Há décadas ouço governadores dizerem, quando candidatos, que reconhecerão a importância do trabalho policial para a “preservação da ordem pública e da incolumidade das pessoas e patrimônios”, conforme prescreve o artigo 144 da Constituição da República. Na prática, entretanto, muito pouco ou nada fazem, depois de eleitos. Dizem nas ruas, do governo Alckmin, que sucateou e desmotivou ambas as polícias. A região do Palácio dos Bandeirantes é das mais perigosas da Capital.

A expansão da violência urbana e rural nas últimas décadas, como fruto inevitável do desemprego , do empobrecimento, da falência da educação, da falta de moradias, do tráfico de drogas, da multiplicação do número de viciados nas diversas classes sociais, exige o constante reaparelhamento das polícias civil e militar. Em São Paulo, segundo se propala, existem 16 mil moradores de rua debaixo de viadutos ou em barracos de lona, de madeira ou de papelão, e 1,5 milhão ou mais de favelados distribuídos em centenas de comunidades carentes.

O visível insucesso no combate à criminalidade impõe imediata revisão do Código Penal, do Código de Processo Penal, da Lei das Execuções Penais, e de toda a política relativa ao crime e aos criminosos. Diante da tragédia nenhum recurso resta, senão o de apelar à polícia. A sociedade civil lhe exige que seja fiadora da segurança pública, mas se esquece do envelhecimento das leis e da insuficiência de meios.

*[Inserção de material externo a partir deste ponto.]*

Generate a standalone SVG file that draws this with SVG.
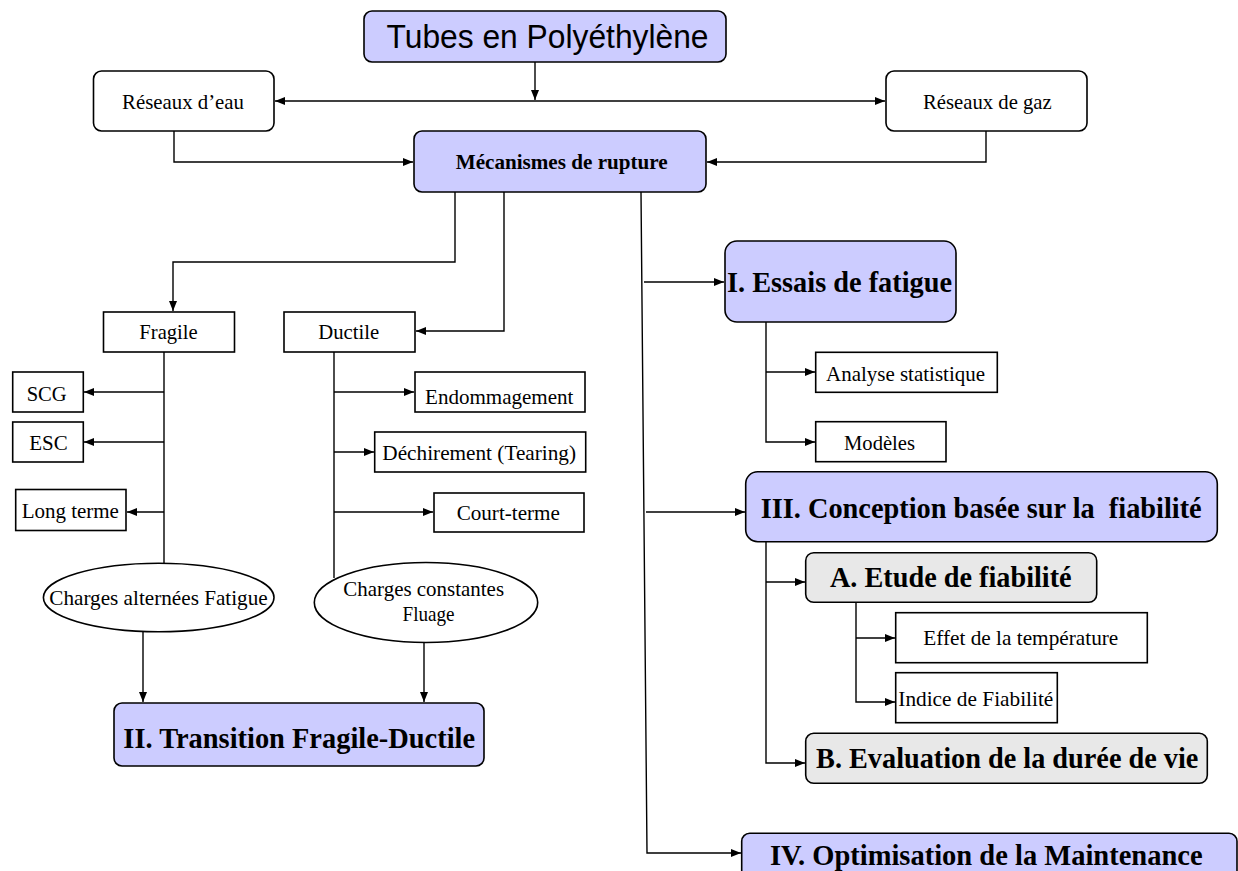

Em São Paulo e nos demais Estados, sucessivos governos subestimaram o importante papel de ambas as polícias na prevenção e no combate à criminalidade. Observaram à distância a crise social se aprofundar, até atingir o ponto em que hoje se encontra. De nada vale a Constituição determinar que segurança pública é dever do Estado, direito e responsabilidade de todos, quando o cidadão não tem como se defender pessoalmente, e o Estado – refiro-me à cada unidade da Federação – deixa de garantir aos agentes públicos, encarregados de defendê-la, os meios legais e materiais necessários.

Precariamente defendida por muros e cercas eletrificadas, em torno dos edifícios, grades nas portas e janelas, câmaras de segurança, a sociedade confia nas polícias civil e militar, mas desacredita do Judiciário.

 

 

Por Almir Pazzianotto Pinto, advogado. Foi Ministro do Trabalho e presidente do Tribunal Superior do Trabalho.